___ PROVIDED MATERIAL ___
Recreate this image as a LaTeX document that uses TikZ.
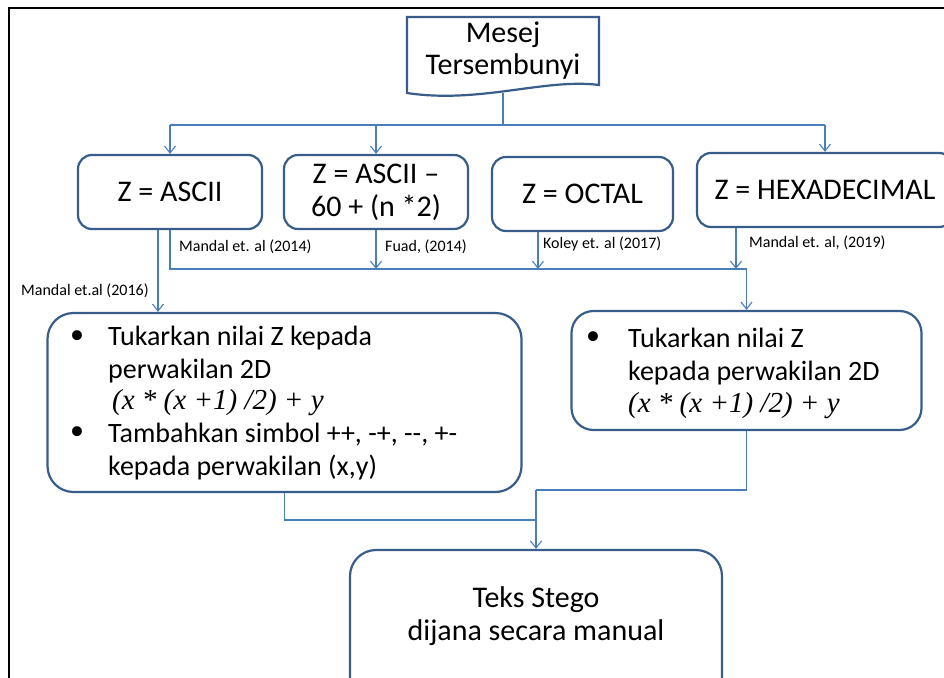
\documentclass[tikz,border=0pt]{standalone}
\usepackage{fontspec}
\setmainfont{Carlito}
\newfontfamily\formfont{Liberation Serif}
\usetikzlibrary{arrows.meta}

\definecolor{boxline}{RGB}{56,93,138}
\definecolor{linkline}{RGB}{74,126,187}

\tikzset{
  box/.style={draw=boxline, line width=2.2pt, rounded corners=14pt, fill=white,
              align=center, font=\fontsize{30}{33}\selectfont, inner sep=0pt},
  bigbox/.style={box, rounded corners=26pt},
  body/.style={anchor=base west, inner sep=0pt, font=\fontsize{28}{33}\selectfont},
  bul/.style={anchor=center, inner sep=0pt, font=\fontsize{28}{33}\selectfont},
  form/.style={anchor=base west, inner sep=0pt, font=\formfont\itshape\fontsize{29}{33}\selectfont},
  cite/.style={anchor=west, inner sep=0pt, font=\fontsize{16}{18}\selectfont},
  link/.style={draw=linkline, line width=1.2pt},
  arr/.style={link, -{Straight Barb[length=7pt,width=11pt,line width=1.1pt]}},
}

\begin{document}
\begin{tikzpicture}[x=1pt,y=-1pt]
\useasboundingbox (0,0) rectangle (944,677);

% outer frame (top and left edges)
\draw[line width=2.2pt, black] (9,700) -- (9,8) -- (960,8);

% hidden message: document shape
\draw[draw=boxline, line width=2.2pt, fill=white]
  (407,17) -- (599,17) -- (599,85) .. controls (545,78) and (480,104) .. (407,93) -- cycle;
\node[inner sep=0pt, align=center, font=\fontsize{30}{32}\selectfont] (msg) at (503,51)
  {Mesej\\Tersembunyi};
\coordinate (msgstem) at (503,93);

% encoding boxes
\node[box, minimum width=184pt, minimum height=74pt] (asc) at (170,192) {Z = ASCII};
\node[box, minimum width=184pt, minimum height=74pt] (a60) at (376,192) {Z = ASCII --\\60 + (n *2)};
\node[box, minimum width=181pt, minimum height=74pt] (oct) at (582.5,194) {Z = OCTAL};
\node[box, minimum width=256pt, minimum height=74pt] (hex) at (825,190) {Z = HEXADECIMAL};

% 2D representation boxes
\node[bigbox, minimum width=474pt, minimum height=179pt] (rep1) at (284.5,402.5) {};
\node[box, rounded corners=22pt, minimum width=350pt, minimum height=119pt] (rep2) at (746.5,370.5) {};
\node[bigbox, minimum width=372pt, minimum height=190pt] (stego) at (536,645) {};

% texts of the left 2D box
\node[bul] (r1b1) at (77,337) {\textbullet};
\node[body] (r1l1) at (108,345) {Tukarkan nilai Z kepada};
\node[body] (r1l2) at (108,378) {perwakilan 2D};
\node[form] (r1l3) at (112,409) {(x * (x +1) /2) + y};
\node[bul] (r1b2) at (77,433) {\textbullet};
\node[body] (r1l4) at (108,442) {Tambahkan simbol ++, -+, {-}{-}, +-};
\node[body] (r1l5) at (108,475) {kepada perwakilan (x,y)};

% texts of the right 2D box
\node[bul] (r2b1) at (593,338) {\textbullet};
\node[body] (r2l1) at (628,347) {Tukarkan nilai Z};
\node[body] (r2l2) at (628,380) {kepada perwakilan 2D};
\node[form] (r2l3) at (628,412) {(x * (x +1) /2) + y};

% output box text
\node[inner sep=0pt, align=center, font=\fontsize{30}{33}\selectfont] (stegotxt) at (536,616)
  {Teks Stego\\dijana secara manual};

% top distribution bus
\coordinate (topbus) at (0,125);
\draw[link] (msgstem) -- (msgstem |- topbus);
\draw[link] (asc.north |- topbus) -- (hex.north |- topbus);
\draw[arr] (asc.north |- topbus) -- (asc.north);
\draw[arr] (a60.north |- topbus) -- (a60.north);
\draw[arr] (hex.north |- topbus) -- (hex.north);

% middle collection bus
\coordinate (midbus) at (0,269);
\draw[arr] ([xshift=-12pt]asc.south) -- ([xshift=-12pt]asc.south |- rep1.north);
\draw[arr] (asc.south) |- (rep2.north |- midbus) -- (rep2.north);
\draw[arr] (a60.south) -- (a60.south |- midbus);
\draw[arr] ([xshift=-44.5pt]oct.south) -- ([xshift=-44.5pt]oct.south |- midbus);
\draw[arr] ([xshift=-89pt]hex.south) -- ([xshift=-89pt]hex.south |- midbus);

% reference labels
\node[cite] (c16) at (21,291) {Mandal et.al (2016)};
\node[cite] (c14) at (179,247) {Mandal et. al (2014)};
\node[cite] (cfu) at (385,247) {Fuad, (2014)};
\node[cite] (cko) at (543,244) {Koley et. al (2017)};
\node[cite] (c19) at (749,243) {Mandal et. al, (2019)};

% bottom merge
\coordinate (lowbus) at (0,520);
\coordinate (lowbusr) at (0,490);
\draw[link] (rep1.south) |- (stego.north |- lowbus);
\draw[link] (rep2.south) |- (stego.north |- lowbusr);
\draw[arr] (stego.north |- lowbusr) -- (stego.north);
\end{tikzpicture}
\end{document}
___
Return only the lines from the start of the data through the line that contains "minimum width=256pt, minimum", please, copying them exactly and omitting all pictures.

#### EXPECTED ANSWER:
Recreate this image as a LaTeX document that uses TikZ.
\documentclass[tikz,border=0pt]{standalone}
\usepackage{fontspec}
\setmainfont{Carlito}
\newfontfamily\formfont{Liberation Serif}
\usetikzlibrary{arrows.meta}

\definecolor{boxline}{RGB}{56,93,138}
\definecolor{linkline}{RGB}{74,126,187}

\tikzset{
  box/.style={draw=boxline, line width=2.2pt, rounded corners=14pt, fill=white,
              align=center, font=\fontsize{30}{33}\selectfont, inner sep=0pt},
  bigbox/.style={box, rounded corners=26pt},
  body/.style={anchor=base west, inner sep=0pt, font=\fontsize{28}{33}\selectfont},
  bul/.style={anchor=center, inner sep=0pt, font=\fontsize{28}{33}\selectfont},
  form/.style={anchor=base west, inner sep=0pt, font=\formfont\itshape\fontsize{29}{33}\selectfont},
  cite/.style={anchor=west, inner sep=0pt, font=\fontsize{16}{18}\selectfont},
  link/.style={draw=linkline, line width=1.2pt},
  arr/.style={link, -{Straight Barb[length=7pt,width=11pt,line width=1.1pt]}},
}

\begin{document}
\begin{tikzpicture}[x=1pt,y=-1pt]
\useasboundingbox (0,0) rectangle (944,677);

% outer frame (top and left edges)
\draw[line width=2.2pt, black] (9,700) -- (9,8) -- (960,8);

% hidden message: document shape
\draw[draw=boxline, line width=2.2pt, fill=white]
  (407,17) -- (599,17) -- (599,85) .. controls (545,78) and (480,104) .. (407,93) -- cycle;
\node[inner sep=0pt, align=center, font=\fontsize{30}{32}\selectfont] (msg) at (503,51)
  {Mesej\\Tersembunyi};
\coordinate (msgstem) at (503,93);

% encoding boxes
\node[box, minimum width=184pt, minimum height=74pt] (asc) at (170,192) {Z = ASCII};
\node[box, minimum width=184pt, minimum height=74pt] (a60) at (376,192) {Z = ASCII --\\60 + (n *2)};
\node[box, minimum width=181pt, minimum height=74pt] (oct) at (582.5,194) {Z = OCTAL};
\node[box, minimum width=256pt, minimum height=74pt] (hex) at (825,190) {Z = HEXADECIMAL};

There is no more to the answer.